Both New York City schools and Washington, DC schools pilot programs that pay students to learn. Mexico and Brazil have programs that pay families whose kids go to school. This is, by far, the most radical, and the most promising solution to the educational underperformance of American kids. In my view, these programs are not radical enough, because the sums paid to kids are nowhere near to what the public spends on education.
In the fiscal year 2006, school districts in the United States spent an average of $9,138 per student. New York State’s average is almost $15,000, although the City’s expenditures are a little lower, at about $12,000 in the 2004/2005 academic year (the last available year). We’re talking very serious money. Just imagine that the money would be paid not to schools but to the families directly, if the children can demonstrate learning. If the family has the skills and motivation to teach their own kids, they pocket the whole $15,000 a year. If they cannot, they may hire a tutor or sign up with a school of some sort, and share the learning income with those schools or tutors. Pass a test – get paid.

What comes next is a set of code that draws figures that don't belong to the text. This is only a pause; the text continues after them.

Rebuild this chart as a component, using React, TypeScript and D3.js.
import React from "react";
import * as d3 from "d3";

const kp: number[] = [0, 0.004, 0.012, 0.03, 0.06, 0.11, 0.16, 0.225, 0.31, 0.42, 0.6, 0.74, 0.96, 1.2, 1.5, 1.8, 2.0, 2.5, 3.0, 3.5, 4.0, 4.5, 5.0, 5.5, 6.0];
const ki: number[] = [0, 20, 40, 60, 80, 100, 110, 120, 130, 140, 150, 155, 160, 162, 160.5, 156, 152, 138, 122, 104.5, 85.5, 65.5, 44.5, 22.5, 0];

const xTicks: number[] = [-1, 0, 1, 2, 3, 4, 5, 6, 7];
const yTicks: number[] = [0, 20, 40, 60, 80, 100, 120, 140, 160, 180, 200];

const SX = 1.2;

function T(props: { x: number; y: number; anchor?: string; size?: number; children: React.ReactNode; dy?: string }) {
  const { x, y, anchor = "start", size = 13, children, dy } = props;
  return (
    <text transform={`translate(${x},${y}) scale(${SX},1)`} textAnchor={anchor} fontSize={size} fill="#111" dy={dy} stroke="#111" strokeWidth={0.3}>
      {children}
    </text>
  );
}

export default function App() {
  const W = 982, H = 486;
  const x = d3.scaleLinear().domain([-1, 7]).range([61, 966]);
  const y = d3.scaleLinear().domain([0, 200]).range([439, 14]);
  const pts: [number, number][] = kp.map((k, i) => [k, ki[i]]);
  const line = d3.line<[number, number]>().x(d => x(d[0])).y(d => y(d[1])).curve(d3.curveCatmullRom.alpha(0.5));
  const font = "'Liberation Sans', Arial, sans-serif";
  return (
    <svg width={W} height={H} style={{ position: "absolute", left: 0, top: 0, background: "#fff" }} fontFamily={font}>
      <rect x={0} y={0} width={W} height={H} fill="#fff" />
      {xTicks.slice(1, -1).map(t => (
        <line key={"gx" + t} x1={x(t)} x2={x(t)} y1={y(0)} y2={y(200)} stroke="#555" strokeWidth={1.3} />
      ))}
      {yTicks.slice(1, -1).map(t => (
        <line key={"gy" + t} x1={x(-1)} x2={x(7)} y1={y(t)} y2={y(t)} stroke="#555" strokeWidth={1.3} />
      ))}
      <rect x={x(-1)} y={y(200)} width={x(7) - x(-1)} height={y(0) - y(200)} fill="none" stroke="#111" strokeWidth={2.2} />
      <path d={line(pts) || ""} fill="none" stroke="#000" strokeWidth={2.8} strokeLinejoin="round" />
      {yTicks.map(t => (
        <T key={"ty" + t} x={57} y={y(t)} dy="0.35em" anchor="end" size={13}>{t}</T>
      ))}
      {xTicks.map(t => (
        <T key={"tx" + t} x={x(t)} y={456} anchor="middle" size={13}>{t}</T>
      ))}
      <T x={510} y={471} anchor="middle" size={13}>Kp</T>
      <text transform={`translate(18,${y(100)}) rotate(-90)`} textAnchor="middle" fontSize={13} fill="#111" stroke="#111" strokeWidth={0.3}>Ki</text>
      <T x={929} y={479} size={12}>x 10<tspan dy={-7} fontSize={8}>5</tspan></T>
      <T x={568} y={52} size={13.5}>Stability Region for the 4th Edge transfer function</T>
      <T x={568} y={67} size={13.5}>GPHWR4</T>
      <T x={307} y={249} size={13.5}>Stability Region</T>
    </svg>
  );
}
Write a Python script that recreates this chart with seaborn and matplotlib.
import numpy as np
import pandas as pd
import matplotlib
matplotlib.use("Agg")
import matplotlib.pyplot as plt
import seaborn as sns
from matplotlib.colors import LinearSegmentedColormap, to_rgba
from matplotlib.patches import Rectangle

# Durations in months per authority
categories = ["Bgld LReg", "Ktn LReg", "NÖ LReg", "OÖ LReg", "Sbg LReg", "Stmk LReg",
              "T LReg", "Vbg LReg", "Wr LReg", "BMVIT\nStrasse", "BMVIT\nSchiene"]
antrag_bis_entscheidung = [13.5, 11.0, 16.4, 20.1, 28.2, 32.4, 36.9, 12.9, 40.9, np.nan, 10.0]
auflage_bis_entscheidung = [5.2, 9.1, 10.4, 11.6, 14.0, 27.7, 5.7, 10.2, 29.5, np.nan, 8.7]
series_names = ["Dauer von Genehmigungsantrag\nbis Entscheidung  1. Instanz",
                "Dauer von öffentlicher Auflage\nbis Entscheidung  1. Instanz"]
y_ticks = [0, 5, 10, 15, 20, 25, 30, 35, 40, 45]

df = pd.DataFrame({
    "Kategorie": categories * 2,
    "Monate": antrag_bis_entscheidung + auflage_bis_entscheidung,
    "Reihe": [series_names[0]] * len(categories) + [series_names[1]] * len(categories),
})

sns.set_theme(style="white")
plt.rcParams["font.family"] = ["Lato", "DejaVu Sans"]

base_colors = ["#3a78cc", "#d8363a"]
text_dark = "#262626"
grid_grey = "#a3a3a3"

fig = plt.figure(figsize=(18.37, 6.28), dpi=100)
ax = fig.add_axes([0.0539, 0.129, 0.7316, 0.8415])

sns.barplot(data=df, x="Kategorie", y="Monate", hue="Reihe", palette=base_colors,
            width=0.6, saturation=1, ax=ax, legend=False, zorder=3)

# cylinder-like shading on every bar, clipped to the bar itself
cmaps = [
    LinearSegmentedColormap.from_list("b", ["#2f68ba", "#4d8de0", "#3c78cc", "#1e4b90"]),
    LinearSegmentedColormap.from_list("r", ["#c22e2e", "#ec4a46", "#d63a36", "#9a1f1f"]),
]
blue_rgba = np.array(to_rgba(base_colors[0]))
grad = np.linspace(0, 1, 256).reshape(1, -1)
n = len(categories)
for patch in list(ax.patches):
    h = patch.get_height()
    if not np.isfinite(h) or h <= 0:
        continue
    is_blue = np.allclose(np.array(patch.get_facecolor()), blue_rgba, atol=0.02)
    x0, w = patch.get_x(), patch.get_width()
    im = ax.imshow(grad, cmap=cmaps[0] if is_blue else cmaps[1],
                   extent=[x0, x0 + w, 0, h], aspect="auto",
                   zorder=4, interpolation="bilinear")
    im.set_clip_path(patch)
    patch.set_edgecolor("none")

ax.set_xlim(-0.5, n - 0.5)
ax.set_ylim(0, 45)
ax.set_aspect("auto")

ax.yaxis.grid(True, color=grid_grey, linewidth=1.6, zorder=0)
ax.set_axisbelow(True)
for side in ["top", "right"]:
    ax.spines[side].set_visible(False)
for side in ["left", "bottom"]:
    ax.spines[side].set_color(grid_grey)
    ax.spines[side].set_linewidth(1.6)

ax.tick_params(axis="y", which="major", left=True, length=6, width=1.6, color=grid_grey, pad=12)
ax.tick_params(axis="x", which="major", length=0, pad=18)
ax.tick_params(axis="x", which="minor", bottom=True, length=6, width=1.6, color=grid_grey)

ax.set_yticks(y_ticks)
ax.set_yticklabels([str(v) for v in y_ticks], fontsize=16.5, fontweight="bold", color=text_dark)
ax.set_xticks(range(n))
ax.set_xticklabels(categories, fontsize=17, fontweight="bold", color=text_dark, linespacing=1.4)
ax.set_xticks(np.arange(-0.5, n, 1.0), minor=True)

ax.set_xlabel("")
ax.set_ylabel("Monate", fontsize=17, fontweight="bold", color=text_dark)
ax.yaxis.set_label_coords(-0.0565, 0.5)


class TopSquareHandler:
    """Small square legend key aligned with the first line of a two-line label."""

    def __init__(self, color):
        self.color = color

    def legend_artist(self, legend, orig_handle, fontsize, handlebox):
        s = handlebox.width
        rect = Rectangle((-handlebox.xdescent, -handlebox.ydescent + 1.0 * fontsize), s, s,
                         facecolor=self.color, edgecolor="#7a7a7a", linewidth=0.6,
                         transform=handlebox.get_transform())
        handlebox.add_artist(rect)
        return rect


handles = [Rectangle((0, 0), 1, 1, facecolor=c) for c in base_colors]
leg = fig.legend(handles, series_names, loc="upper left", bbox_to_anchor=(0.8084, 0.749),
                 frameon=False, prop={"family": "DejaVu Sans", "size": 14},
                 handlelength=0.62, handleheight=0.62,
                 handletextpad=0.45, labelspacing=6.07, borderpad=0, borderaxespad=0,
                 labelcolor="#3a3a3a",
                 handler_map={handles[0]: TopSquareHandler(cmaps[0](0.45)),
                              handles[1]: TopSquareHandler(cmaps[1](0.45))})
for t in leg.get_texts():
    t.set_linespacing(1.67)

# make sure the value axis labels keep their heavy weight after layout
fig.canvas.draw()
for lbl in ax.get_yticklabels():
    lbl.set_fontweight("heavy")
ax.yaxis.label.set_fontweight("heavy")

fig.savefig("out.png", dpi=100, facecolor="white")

This would put the incentives to where they belong – with students themselves. We can provide all kinds of incentives to teachers, but if children are not motivated, it is not going to work. Education is not consumption; it is hard work, and it benefits us all more than it benefits about half of all K-12 students. This is why we’re subsidizing it in the first place. We should treat learning as any other job: if the society as a whole benefits from basic education, and is willing to pay money for it, why not pay directly to those people who actually need to learn? For the educational system to become more efficient, we must stop paying for attempting to teach, and start paying for proven learning.
Is it possible to implement? You bet. ETS and other testing agencies have decades of experience in administering tests on mass scale. Those tests do not need to be primitive testing of facts; they can include sophisticated measures of thinking, writing, and computational skills. Testing centers can be cheaply set up wherever there is internet access; each kid can have an account that keeps track of tests and of money paid to the student.
Will it leave behind poor children? Not at all; in fact, it will put resources into the hands of poor parents, and allow them to find the best educational solutions – with or without schools. We can also index payments in such a way that children with disadvantages such as poverty, non-native speakers, or with disabilities – receive higher payments than those kids with advantages. That will attract more talented teachers and tutors to poorer neighborhood, and create incentives for better specialized services for kids with learning disabilities.
Hyper-vouchers are the way to go. America has a history of radical, bold innovations. It has not been a part of our educational system for a while, but perhaps now is the time.